**What you should do**
Leave out the pictures, then reproduce the rest of the material exactly.

**Source data**
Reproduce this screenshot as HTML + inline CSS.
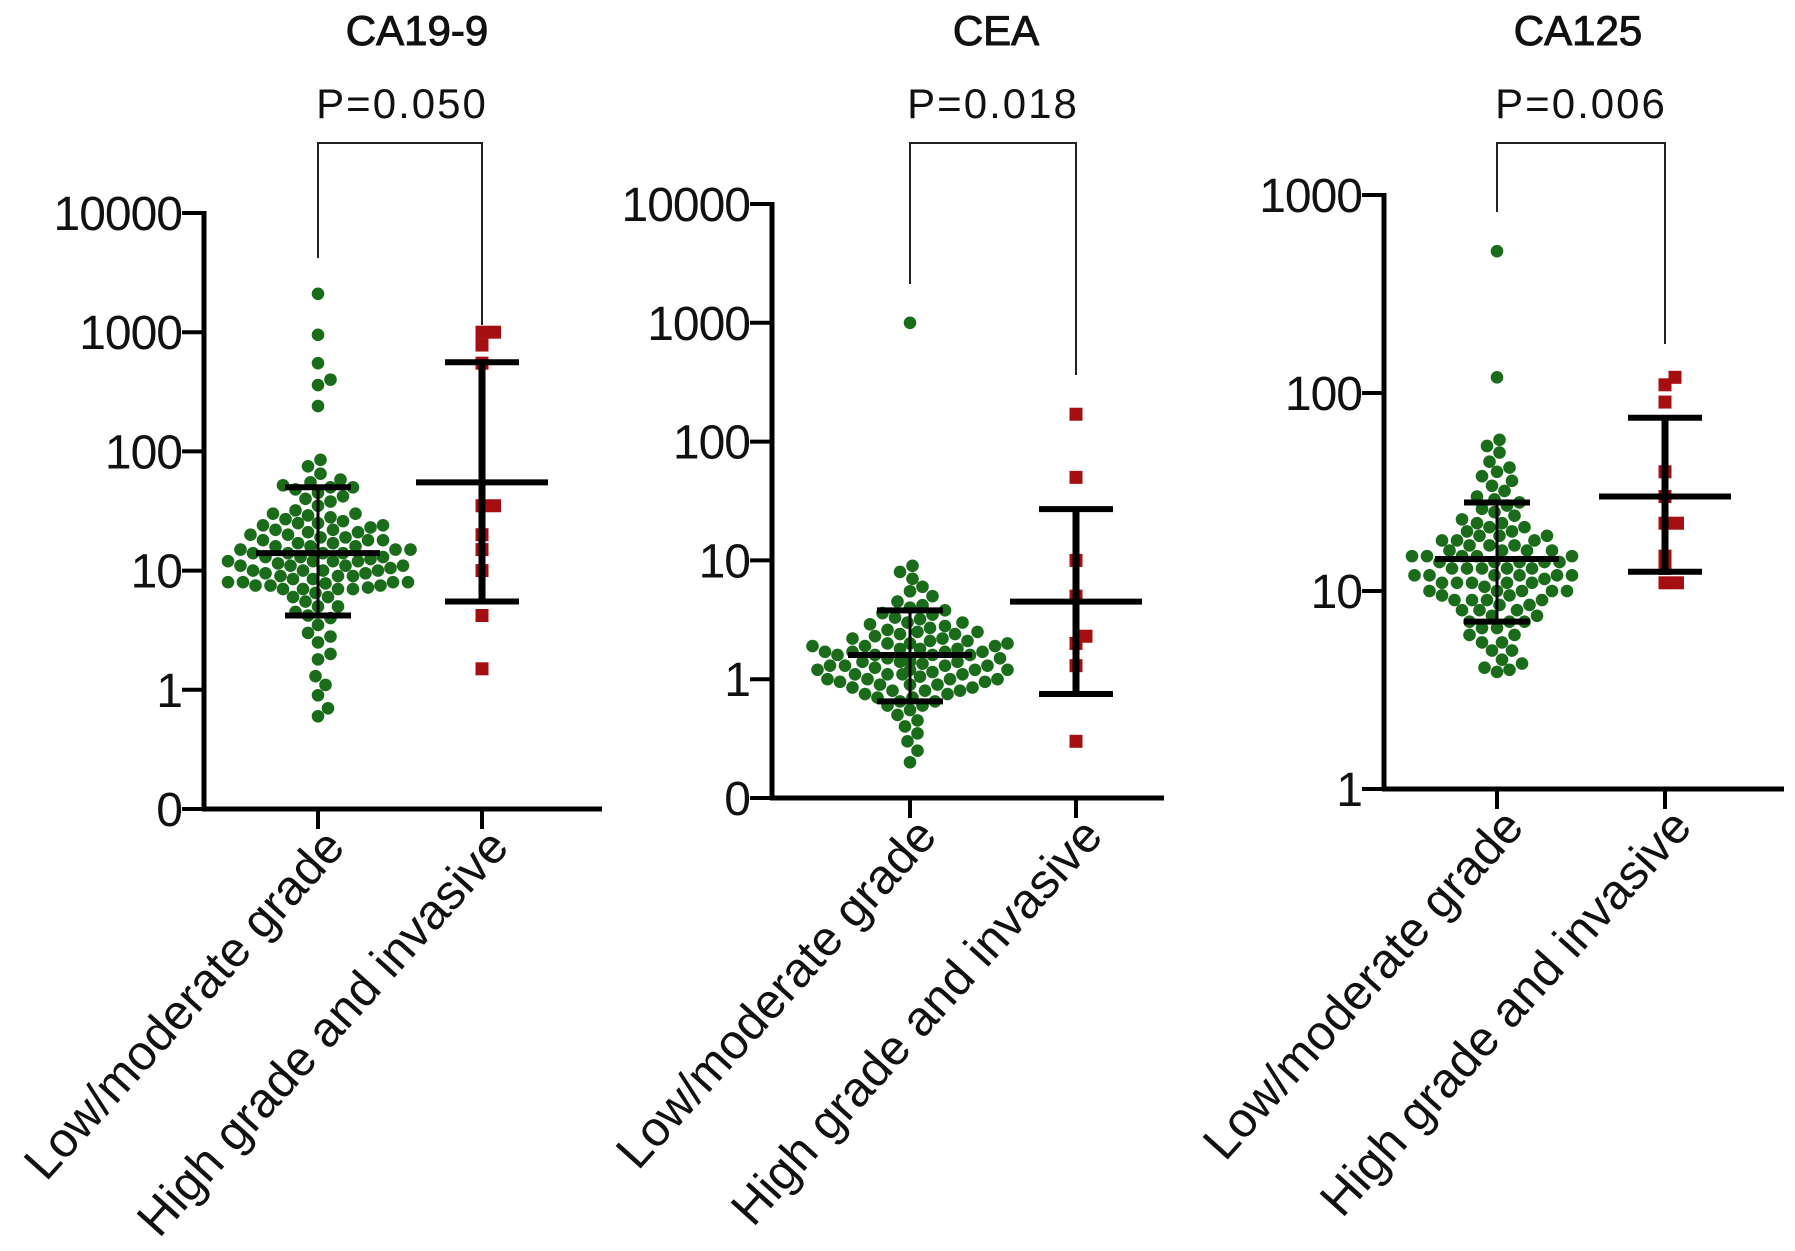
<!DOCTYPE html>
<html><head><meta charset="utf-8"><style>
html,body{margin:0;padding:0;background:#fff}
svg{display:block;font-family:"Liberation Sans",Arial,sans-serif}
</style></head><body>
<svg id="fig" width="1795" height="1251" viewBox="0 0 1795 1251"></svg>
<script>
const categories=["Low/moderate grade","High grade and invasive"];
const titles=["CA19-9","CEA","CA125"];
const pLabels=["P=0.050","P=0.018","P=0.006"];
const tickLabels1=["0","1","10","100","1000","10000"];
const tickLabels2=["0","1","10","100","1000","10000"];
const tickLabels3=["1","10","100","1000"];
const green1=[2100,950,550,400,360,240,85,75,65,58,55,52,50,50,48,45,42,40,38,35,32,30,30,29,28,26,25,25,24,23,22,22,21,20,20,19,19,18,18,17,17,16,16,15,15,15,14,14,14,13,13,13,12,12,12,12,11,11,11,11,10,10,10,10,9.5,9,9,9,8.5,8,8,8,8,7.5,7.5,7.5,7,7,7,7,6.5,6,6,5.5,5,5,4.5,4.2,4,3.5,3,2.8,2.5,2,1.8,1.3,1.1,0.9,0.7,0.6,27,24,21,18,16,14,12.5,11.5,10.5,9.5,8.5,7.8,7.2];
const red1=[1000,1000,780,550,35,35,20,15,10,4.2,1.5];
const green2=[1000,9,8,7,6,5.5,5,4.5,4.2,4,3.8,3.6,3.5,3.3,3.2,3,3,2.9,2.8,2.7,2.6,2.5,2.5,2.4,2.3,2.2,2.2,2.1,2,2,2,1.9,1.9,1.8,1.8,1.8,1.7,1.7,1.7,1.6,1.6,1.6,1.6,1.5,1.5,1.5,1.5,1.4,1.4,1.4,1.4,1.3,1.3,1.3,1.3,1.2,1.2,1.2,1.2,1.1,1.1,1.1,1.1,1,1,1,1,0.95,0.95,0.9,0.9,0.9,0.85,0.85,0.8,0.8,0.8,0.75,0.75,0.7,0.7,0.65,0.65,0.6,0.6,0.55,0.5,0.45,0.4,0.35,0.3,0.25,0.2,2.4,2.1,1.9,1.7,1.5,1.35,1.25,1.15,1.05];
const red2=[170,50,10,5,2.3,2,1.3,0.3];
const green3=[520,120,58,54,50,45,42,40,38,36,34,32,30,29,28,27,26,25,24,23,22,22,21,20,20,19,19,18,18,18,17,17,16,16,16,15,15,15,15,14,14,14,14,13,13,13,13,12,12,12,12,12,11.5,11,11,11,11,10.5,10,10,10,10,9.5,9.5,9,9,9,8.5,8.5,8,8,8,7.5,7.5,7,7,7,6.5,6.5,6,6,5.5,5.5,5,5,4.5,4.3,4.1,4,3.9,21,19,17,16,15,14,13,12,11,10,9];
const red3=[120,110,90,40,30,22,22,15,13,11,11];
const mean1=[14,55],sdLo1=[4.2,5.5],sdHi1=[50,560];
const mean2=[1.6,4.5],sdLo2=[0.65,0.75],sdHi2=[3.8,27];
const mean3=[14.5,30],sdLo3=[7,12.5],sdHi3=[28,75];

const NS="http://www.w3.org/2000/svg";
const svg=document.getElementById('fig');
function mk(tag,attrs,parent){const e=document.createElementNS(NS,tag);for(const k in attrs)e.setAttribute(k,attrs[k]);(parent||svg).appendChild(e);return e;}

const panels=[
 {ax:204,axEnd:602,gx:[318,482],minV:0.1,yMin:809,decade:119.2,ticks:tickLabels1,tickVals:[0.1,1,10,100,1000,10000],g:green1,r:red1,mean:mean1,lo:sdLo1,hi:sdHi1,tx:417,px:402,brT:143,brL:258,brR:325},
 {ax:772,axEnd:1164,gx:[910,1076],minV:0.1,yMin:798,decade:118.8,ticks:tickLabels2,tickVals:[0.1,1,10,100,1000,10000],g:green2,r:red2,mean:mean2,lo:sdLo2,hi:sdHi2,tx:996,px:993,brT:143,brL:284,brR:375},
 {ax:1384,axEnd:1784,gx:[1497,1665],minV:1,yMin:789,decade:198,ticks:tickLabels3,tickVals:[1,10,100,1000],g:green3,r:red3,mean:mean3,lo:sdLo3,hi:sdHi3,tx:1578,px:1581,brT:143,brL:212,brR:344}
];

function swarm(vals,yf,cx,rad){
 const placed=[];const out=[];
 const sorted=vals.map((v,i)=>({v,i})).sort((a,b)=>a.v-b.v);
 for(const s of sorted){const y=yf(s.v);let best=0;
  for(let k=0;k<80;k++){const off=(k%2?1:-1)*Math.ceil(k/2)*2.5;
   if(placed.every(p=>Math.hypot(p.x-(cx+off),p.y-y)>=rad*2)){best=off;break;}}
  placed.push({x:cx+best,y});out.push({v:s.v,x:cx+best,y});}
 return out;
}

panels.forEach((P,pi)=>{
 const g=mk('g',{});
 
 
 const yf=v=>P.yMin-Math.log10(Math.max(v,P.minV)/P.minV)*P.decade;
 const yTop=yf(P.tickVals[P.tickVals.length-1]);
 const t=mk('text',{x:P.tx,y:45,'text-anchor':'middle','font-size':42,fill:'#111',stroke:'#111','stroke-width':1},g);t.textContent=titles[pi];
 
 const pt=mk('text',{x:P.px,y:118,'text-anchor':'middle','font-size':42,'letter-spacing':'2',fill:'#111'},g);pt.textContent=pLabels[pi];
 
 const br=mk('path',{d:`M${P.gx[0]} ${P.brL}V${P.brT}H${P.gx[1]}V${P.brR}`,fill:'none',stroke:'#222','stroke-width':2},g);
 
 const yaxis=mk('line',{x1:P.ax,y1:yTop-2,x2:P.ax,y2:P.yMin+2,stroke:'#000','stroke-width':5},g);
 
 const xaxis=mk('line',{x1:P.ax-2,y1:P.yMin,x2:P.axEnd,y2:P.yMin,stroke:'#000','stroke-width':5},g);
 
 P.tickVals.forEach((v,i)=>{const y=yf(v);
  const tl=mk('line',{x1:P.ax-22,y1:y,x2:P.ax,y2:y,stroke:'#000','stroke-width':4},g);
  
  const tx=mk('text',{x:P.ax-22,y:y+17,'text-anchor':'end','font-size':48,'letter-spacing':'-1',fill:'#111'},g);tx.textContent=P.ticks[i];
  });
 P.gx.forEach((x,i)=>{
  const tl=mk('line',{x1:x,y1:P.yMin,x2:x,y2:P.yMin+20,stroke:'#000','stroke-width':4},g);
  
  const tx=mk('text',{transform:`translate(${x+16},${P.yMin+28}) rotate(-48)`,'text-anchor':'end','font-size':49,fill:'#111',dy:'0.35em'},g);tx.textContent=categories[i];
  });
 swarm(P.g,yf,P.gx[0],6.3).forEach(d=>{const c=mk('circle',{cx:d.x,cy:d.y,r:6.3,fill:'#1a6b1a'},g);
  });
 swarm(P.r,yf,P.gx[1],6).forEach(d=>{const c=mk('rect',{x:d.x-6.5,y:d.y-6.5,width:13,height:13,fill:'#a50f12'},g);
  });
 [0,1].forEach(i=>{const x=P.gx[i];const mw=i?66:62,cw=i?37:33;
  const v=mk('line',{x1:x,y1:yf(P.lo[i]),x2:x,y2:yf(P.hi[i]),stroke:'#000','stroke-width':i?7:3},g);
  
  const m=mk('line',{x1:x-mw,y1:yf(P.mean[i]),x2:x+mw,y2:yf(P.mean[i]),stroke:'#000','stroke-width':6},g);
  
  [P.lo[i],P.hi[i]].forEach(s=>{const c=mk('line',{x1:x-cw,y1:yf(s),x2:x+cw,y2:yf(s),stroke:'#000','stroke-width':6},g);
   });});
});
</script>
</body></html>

**In response**
Reproduce this screenshot as HTML + inline CSS.
<!DOCTYPE html>
<html><head><meta charset="utf-8"><style>
html,body{margin:0;padding:0;background:#fff}
svg{display:block;font-family:"Liberation Sans",Arial,sans-serif}
</style></head><body>
<svg id="fig" width="1795" height="1251" viewBox="0 0 1795 1251"></svg>
<script>
const categories=["Low/moderate grade","High grade and invasive"];
const titles=["CA19-9","CEA","CA125"];
const pLabels=["P=0.050","P=0.018","P=0.006"];
const tickLabels1=["0","1","10","100","1000","10000"];
const tickLabels2=["0","1","10","100","1000","10000"];
const tickLabels3=["1","10","100","1000"];
const green1=[2100,950,550,400,360,240,85,75,65,58,55,52,50,50,48,45,42,40,38,35,32,30,30,29,28,26,25,25,24,23,22,22,21,20,20,19,19,18,18,17,17,16,16,15,15,15,14,14,14,13,13,13,12,12,12,12,11,11,11,11,10,10,10,10,9.5,9,9,9,8.5,8,8,8,8,7.5,7.5,7.5,7,7,7,7,6.5,6,6,5.5,5,5,4.5,4.2,4,3.5,3,2.8,2.5,2,1.8,1.3,1.1,0.9,0.7,0.6,27,24,21,18,16,14,12.5,11.5,10.5,9.5,8.5,7.8,7.2];
const red1=[1000,1000,780,550,35,35,20,15,10,4.2,1.5];
const green2=[1000,9,8,7,6,5.5,5,4.5,4.2,4,3.8,3.6,3.5,3.3,3.2,3,3,2.9,2.8,2.7,2.6,2.5,2.5,2.4,2.3,2.2,2.2,2.1,2,2,2,1.9,1.9,1.8,1.8,1.8,1.7,1.7,1.7,1.6,1.6,1.6,1.6,1.5,1.5,1.5,1.5,1.4,1.4,1.4,1.4,1.3,1.3,1.3,1.3,1.2,1.2,1.2,1.2,1.1,1.1,1.1,1.1,1,1,1,1,0.95,0.95,0.9,0.9,0.9,0.85,0.85,0.8,0.8,0.8,0.75,0.75,0.7,0.7,0.65,0.65,0.6,0.6,0.55,0.5,0.45,0.4,0.35,0.3,0.25,0.2,2.4,2.1,1.9,1.7,1.5,1.35,1.25,1.15,1.05];
const red2=[170,50,10,5,2.3,2,1.3,0.3];
const green3=[520,120,58,54,50,45,42,40,38,36,34,32,30,29,28,27,26,25,24,23,22,22,21,20,20,19,19,18,18,18,17,17,16,16,16,15,15,15,15,14,14,14,14,13,13,13,13,12,12,12,12,12,11.5,11,11,11,11,10.5,10,10,10,10,9.5,9.5,9,9,9,8.5,8.5,8,8,8,7.5,7.5,7,7,7,6.5,6.5,6,6,5.5,5.5,5,5,4.5,4.3,4.1,4,3.9,21,19,17,16,15,14,13,12,11,10,9];
const red3=[120,110,90,40,30,22,22,15,13,11,11];
const mean1=[14,55],sdLo1=[4.2,5.5],sdHi1=[50,560];
const mean2=[1.6,4.5],sdLo2=[0.65,0.75],sdHi2=[3.8,27];
const mean3=[14.5,30],sdLo3=[7,12.5],sdHi3=[28,75];

const NS="http://www.w3.org/2000/svg";
const svg=document.getElementById('fig');
function mk(tag,attrs,parent){const e=document.createElementNS(NS,tag);for(const k in attrs)e.setAttribute(k,attrs[k]);(parent||svg).appendChild(e);return e;}

const panels=[
 {ax:204,axEnd:602,gx:[318,482],minV:0.1,yMin:809,decade:119.2,ticks:tickLabels1,tickVals:[0.1,1,10,100,1000,10000],g:green1,r:red1,mean:mean1,lo:sdLo1,hi:sdHi1,tx:417,px:402,brT:143,brL:258,brR:325},
 {ax:772,axEnd:1164,gx:[910,1076],minV:0.1,yMin:798,decade:118.8,ticks:tickLabels2,tickVals:[0.1,1,10,100,1000,10000],g:green2,r:red2,mean:mean2,lo:sdLo2,hi:sdHi2,tx:996,px:993,brT:143,brL:284,brR:375},
 {ax:1384,axEnd:1784,gx:[1497,1665],minV:1,yMin:789,decade:198,ticks:tickLabels3,tickVals:[1,10,100,1000],g:green3,r:red3,mean:mean3,lo:sdLo3,hi:sdHi3,tx:1578,px:1581,brT:143,brL:212,brR:344}
];

function swarm(vals,yf,cx,rad){
 const placed=[];const out=[];
 const sorted=vals.map((v,i)=>({v,i})).sort((a,b)=>a.v-b.v);
 for(const s of sorted){const y=yf(s.v);let best=0;
  for(let k=0;k<80;k++){const off=(k%2?1:-1)*Math.ceil(k/2)*2.5;
   if(placed.every(p=>Math.hypot(p.x-(cx+off),p.y-y)>=rad*2)){best=off;break;}}
  placed.push({x:cx+best,y});out.push({v:s.v,x:cx+best,y});}
 return out;
}

panels.forEach((P,pi)=>{
 const g=mk('g',{});
 
 
 const yf=v=>P.yMin-Math.log10(Math.max(v,P.minV)/P.minV)*P.decade;
 const yTop=yf(P.tickVals[P.tickVals.length-1]);
 const t=mk('text',{x:P.tx,y:45,'text-anchor':'middle','font-size':42,fill:'#111',stroke:'#111','stroke-width':1},g);t.textContent=titles[pi];
 
 const pt=mk('text',{x:P.px,y:118,'text-anchor':'middle','font-size':42,'letter-spacing':'2',fill:'#111'},g);pt.textContent=pLabels[pi];
 
 const br=mk('path',{d:`M${P.gx[0]} ${P.brL}V${P.brT}H${P.gx[1]}V${P.brR}`,fill:'none',stroke:'#222','stroke-width':2},g);
 
 const yaxis=mk('line',{x1:P.ax,y1:yTop-2,x2:P.ax,y2:P.yMin+2,stroke:'#000','stroke-width':5},g);
 
 const xaxis=mk('line',{x1:P.ax-2,y1:P.yMin,x2:P.axEnd,y2:P.yMin,stroke:'#000','stroke-width':5},g);
 
 P.tickVals.forEach((v,i)=>{const y=yf(v);
  const tl=mk('line',{x1:P.ax-22,y1:y,x2:P.ax,y2:y,stroke:'#000','stroke-width':4},g);
  
  const tx=mk('text',{x:P.ax-22,y:y+17,'text-anchor':'end','font-size':48,'letter-spacing':'-1',fill:'#111'},g);tx.textContent=P.ticks[i];
  });
 P.gx.forEach((x,i)=>{
  const tl=mk('line',{x1:x,y1:P.yMin,x2:x,y2:P.yMin+20,stroke:'#000','stroke-width':4},g);
  
  const tx=mk('text',{transform:`translate(${x+16},${P.yMin+28}) rotate(-48)`,'text-anchor':'end','font-size':49,fill:'#111',dy:'0.35em'},g);tx.textContent=categories[i];
  });
 swarm(P.g,yf,P.gx[0],6.3).forEach(d=>{const c=mk('circle',{cx:d.x,cy:d.y,r:6.3,fill:'#1a6b1a'},g);
  });
 swarm(P.r,yf,P.gx[1],6).forEach(d=>{const c=mk('rect',{x:d.x-6.5,y:d.y-6.5,width:13,height:13,fill:'#a50f12'},g);
  });
 [0,1].forEach(i=>{const x=P.gx[i];const mw=i?66:62,cw=i?37:33;
  const v=mk('line',{x1:x,y1:yf(P.lo[i]),x2:x,y2:yf(P.hi[i]),stroke:'#000','stroke-width':i?7:3},g);
  
  const m=mk('line',{x1:x-mw,y1:yf(P.mean[i]),x2:x+mw,y2:yf(P.mean[i]),stroke:'#000','stroke-width':6},g);
  
  [P.lo[i],P.hi[i]].forEach(s=>{const c=mk('line',{x1:x-cw,y1:yf(s),x2:x+cw,y2:yf(s),stroke:'#000','stroke-width':6},g);
   });});
});
</script>
</body></html>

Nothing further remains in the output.